A statement of the great antithesis, of which the rest of the section is a development, between the law of the Spirit of life and the law of sin and of death.

The law of the Spirit of life. — A phrase defining more fully the mode in which the union with Christ becomes operative in the believer. It begins by imparting to him the Spirit of Christ; this Spirit creates within him a law; and the result of that law is life — that perfect spiritual vitality which includes within itself the pledge of immortality.

The Spirit. — That is, the Spirit of Christ, as in Romans 8:9, which is hardly as yet conceived of as a distinct personality, but representing the continued action and influence which the ascended Saviour exercises upon the believer.

In Christ Jesus. — These words are best taken with “hath made” (rather, made, when it was imparted to me) “me free.” The law of the Spirit of life, in Christ (i.e., operating through my union with Christ), made me free from the law of sin and of death.
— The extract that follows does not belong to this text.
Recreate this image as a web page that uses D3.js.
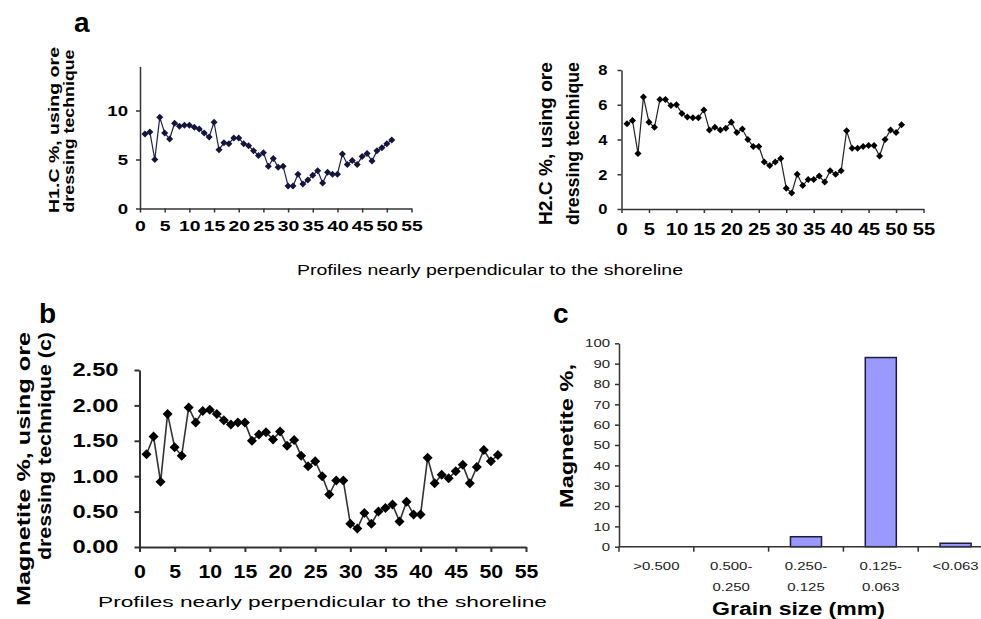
<!DOCTYPE html>
<html><head><meta charset="utf-8">
<script src="https://cdn.jsdelivr.net/npm/d3@7"></script>
<style>body{margin:0;background:#fff} svg{display:block}</style>
</head><body><svg id="chart" width="981" height="619"></svg>
<script>
const FONT = '"Liberation Sans", Arial, sans-serif';

// ---- data ----
const profiles = [1,2,3,4,5,6,7,8,9,10,11,12,13,14,15,16,17,18,19,20,21,22,23,24,25,26,27,28,29,30,31,32,33,34,35,36,37,38,39,40,41,42,43,44,45,46,47,48,49,50,51];
const h1c = [7.6,7.8,5.0,9.3,7.7,7.1,8.7,8.4,8.5,8.5,8.3,8.1,7.7,7.3,8.8,6.0,6.7,6.6,7.2,7.2,6.6,6.4,5.9,5.4,5.7,4.3,5.1,4.2,4.3,2.3,2.3,3.5,2.5,2.9,3.4,3.85,2.6,3.7,3.5,3.5,5.55,4.5,4.9,4.5,5.3,5.6,4.85,5.9,6.2,6.6,7.0];
const h2c = [4.9,5.1,3.2,6.45,5.0,4.7,6.3,6.3,5.95,6.0,5.5,5.3,5.25,5.25,5.7,4.55,4.7,4.55,4.65,5.0,4.4,4.6,4.0,3.6,3.6,2.7,2.5,2.7,2.9,1.2,0.92,2.0,1.35,1.7,1.7,1.9,1.55,2.2,2.0,2.2,4.5,3.5,3.5,3.6,3.65,3.65,3.05,4.0,4.55,4.4,4.85];
const magnetite = [1.31,1.56,0.92,1.88,1.41,1.29,1.97,1.76,1.92,1.94,1.88,1.79,1.73,1.76,1.76,1.50,1.59,1.62,1.52,1.63,1.43,1.51,1.29,1.14,1.21,1.00,0.74,0.94,0.94,0.33,0.26,0.48,0.33,0.50,0.55,0.60,0.36,0.64,0.46,0.46,1.26,0.90,1.02,0.97,1.07,1.16,0.90,1.13,1.37,1.21,1.30];
const grainSizes = [">0.500", "0.500-\n0.250", "0.250-\n0.125", "0.125-\n0.063", "<0.063"];
const grainMagnetite = [0, 0, 4.9, 93, 1.7];

const xTicks = [0,5,10,15,20,25,30,35,40,45,50,55];
const h1Ticks = [0,5,10];
const h2Ticks = [0,2,4,6,8];
const magTicks = [0,0.5,1.0,1.5,2.0,2.5];
const grainTicks = [0,10,20,30,40,50,60,70,80,90,100];

const svg = d3.select("#chart");

function stretch(sel, f){
  sel.each(function(){
    const w = this.getComputedTextLength();
    this.setAttribute("textLength", w*f);
    this.setAttribute("lengthAdjust","spacingAndGlyphs");
  });
}
function fitText(sel, len){
  sel.attr("textLength", len).attr("lengthAdjust","spacingAndGlyphs");
}

function linePanel(c){
  const g = svg.append("g");
  const x = d3.scaleLinear().domain([0,55]).range(c.xr);
  const y = d3.scaleLinear().domain(c.yd).range(c.yr);
  const ax = g.append("g").attr("transform",`translate(0,${c.yr[0]})`)
    .call(d3.axisBottom(x).tickValues(xTicks).tickSize(c.ts).tickSizeOuter(0).tickPadding(c.xpad));
  const ay = g.append("g").attr("transform",`translate(${c.xr[0]},0)`)
    .call(d3.axisLeft(y).tickValues(c.yt).tickFormat(c.fmt).tickSize(c.ts).tickSizeOuter(0).tickPadding(c.ypad));
  [ax,ay].forEach(a=>{
    a.attr("font-family",FONT);
    a.select(".domain").attr("stroke",c.axisColor).attr("stroke-width",c.aw);
    a.selectAll(".tick line").attr("stroke",c.axisColor).attr("stroke-width",c.aw);
  });
  ax.selectAll(".tick text").attr("font-size",c.xfs).attr("font-weight","bold").attr("fill","#000");
  ay.selectAll(".tick text").attr("font-size",c.yfs).attr("font-weight","bold").attr("fill","#000");
  stretch(ax.selectAll(".tick text"), c.xst);
  stretch(ay.selectAll(".tick text"), c.yst);

  const pts = profiles.map((p,i)=>[p, c.data[i]]);
  g.append("path").datum(pts)
    .attr("fill","none").attr("stroke",c.lineColor).attr("stroke-width",c.lw)
    .attr("d", d3.line().x(d=>x(d[0])).y(d=>y(d[1])));
  const sym = d3.symbol(d3.symbolSquare, c.ms*c.ms/2);
  g.append("g").selectAll("path").data(pts).join("path")
    .attr("d", sym)
    .attr("transform", d=>`translate(${x(d[0])},${y(d[1])}) rotate(45)`)
    .attr("fill", c.markColor);

  c.ytitle.forEach(t=>{
    g.append("text").attr("transform",`translate(${t.x},${t.y}) rotate(-90)`)
      .attr("text-anchor",t.anchor).attr("font-family",FONT).attr("font-weight","bold")
      .attr("font-size",c.tfs).attr("fill","#000").text(t.s)
      .call(s=>fitText(s,t.len));
  });
}

// Panel a (left)
linePanel({
  data:h1c, xr:[140,411.5], yd:[0,14.5], yr:[208.5,66.4], yt:h1Ticks, fmt:d3.format("d"),
  ts:4, xpad:7, ypad:8, axisColor:"#333", aw:1.5, xfs:15.5, yfs:15.5, xst:1.25, yst:1.2,
  lineColor:"#1f1f4f", lw:1.2, markColor:"#14143c", ms:7,
  tfs:15.5,
  ytitle:[{s:"H1.C %,  using ore", x:59, y:130, anchor:"middle", len:166},
          {s:"dressing technique", x:74, y:131, anchor:"middle", len:163}]
});
// Panel a (right)
linePanel({
  data:h2c, xr:[621.5,923.5], yd:[0,8], yr:[209,70], yt:h2Ticks, fmt:d3.format("d"),
  ts:4, xpad:10, ypad:10, axisColor:"#333", aw:1.5, xfs:16.5, yfs:15, xst:1.22, yst:1.1,
  lineColor:"#222", lw:1.2, markColor:"#000", ms:7,
  tfs:17.5,
  ytitle:[{s:"H2.C %, using ore", x:552, y:143.5, anchor:"middle", len:163},
          {s:"dressing technique", x:579, y:143.5, anchor:"middle", len:163}]
});
// Panel b
linePanel({
  data:magnetite, xr:[139.5,526], yd:[0,2.5], yr:[547,370], yt:magTicks, fmt:d3.format(".2f"),
  ts:5, xpad:13, ypad:16, axisColor:"#333", aw:2, xfs:18.5, yfs:18.5, xst:1.15, yst:1.28,
  lineColor:"#333", lw:1.6, markColor:"#000", ms:10,
  tfs:18.5,
  ytitle:[{s:"Magnetite %, using ore", x:30, y:332, anchor:"end", len:274},
          {s:"dressing technique (c)", x:51, y:332, anchor:"end", len:228}]
});

// Panel labels
[["a",74,32],["b",39,323],["c",553,323]].forEach(([s,x,y])=>{
  svg.append("text").attr("x",x).attr("y",y).attr("font-family",FONT).attr("font-weight","bold")
    .attr("font-size",28).attr("fill","#000").text(s);
});

// X titles for line panels
svg.append("text").attr("x",297).attr("y",275).attr("font-family",FONT).attr("font-size",14)
  .attr("fill","#000").text("Profiles nearly perpendicular to  the shoreline").call(s=>fitText(s,386));
svg.append("text").attr("x",98).attr("y",607).attr("font-family",FONT).attr("font-size",15)
  .attr("fill","#000").text("Profiles nearly perpendicular to  the shoreline").call(s=>fitText(s,449));

// Panel c
(function(){
  const g = svg.append("g");
  const x = d3.scaleBand().domain(grainSizes).range([619,993]).paddingInner(0.585).paddingOuter(0.2925);
  const y = d3.scaleLinear().domain([0,100]).range([546.7,343.3]);
  const ay = g.append("g").attr("transform","translate(619,0)")
    .call(d3.axisLeft(y).tickValues(grainTicks).tickSize(4).tickSizeOuter(0).tickPadding(5));
  ay.attr("font-family",FONT);
  ay.select(".domain").attr("stroke","#333").attr("stroke-width",1.5);
  ay.selectAll(".tick line").attr("stroke","#333").attr("stroke-width",1.5);
  ay.selectAll(".tick text").attr("font-size",11.5).attr("fill","#222");
  stretch(ay.selectAll(".tick text"),1.3);

  g.selectAll("rect").data(grainSizes).join("rect")
    .attr("x",d=>x(d)).attr("width",x.bandwidth())
    .attr("y",(d,i)=>y(grainMagnetite[i])).attr("height",(d,i)=>y(0)-y(grainMagnetite[i]))
    .attr("fill","#9999ff").attr("stroke","#1c1c3c").attr("stroke-width",1.5);

  const x0 = x.range()[0], step = x.step();
  g.append("line").attr("x1",x0).attr("x2",x.range()[1]).attr("y1",y(0)).attr("y2",y(0))
    .attr("stroke","#333").attr("stroke-width",1.5);
  g.selectAll("line.bt").data(d3.range(grainSizes.length+1)).join("line").attr("class","bt")
    .attr("x1",i=>x0+i*step).attr("x2",i=>x0+i*step).attr("y1",y(0)).attr("y2",y(0)+5)
    .attr("stroke","#333").attr("stroke-width",1.5);

  grainSizes.forEach(d=>{
    const t = g.append("text").attr("text-anchor","middle").attr("font-family",FONT)
      .attr("font-size",11.5).attr("fill","#222");
    d.split("\n").forEach((line,i)=>{
      t.append("tspan").attr("x",x(d)+x.bandwidth()/2).attr("y",570+i*21).text(line);
    });
    stretch(t.selectAll("tspan"),1.3);
  });

  g.append("text").attr("transform","translate(573,436) rotate(-90)").attr("text-anchor","middle")
    .attr("font-family",FONT).attr("font-weight","bold").attr("font-size",18).attr("fill","#000")
    .text("Magnetite %,").call(s=>fitText(s,144));
  g.append("text").attr("x",798.5).attr("y",615).attr("text-anchor","middle")
    .attr("font-family",FONT).attr("font-weight","bold").attr("font-size",18).attr("fill","#000")
    .text("Grain size (mm)").call(s=>fitText(s,173));
})();
</script>
</body></html>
From the law of sin and death. — The direct contrast to the foregoing. Not here the law of Moses, but the power of sin, the corrupt element in our nature, acting upon the soul, and itself erecting a kind of law, saying, “Thou shalt,” where the law of God says “Thou shalt not;” and “Thou shalt not,” where the law of God says “Thou shalt.” The effect of this reign of sin is death — spiritual death — bearing in itself the pledge of eternal death.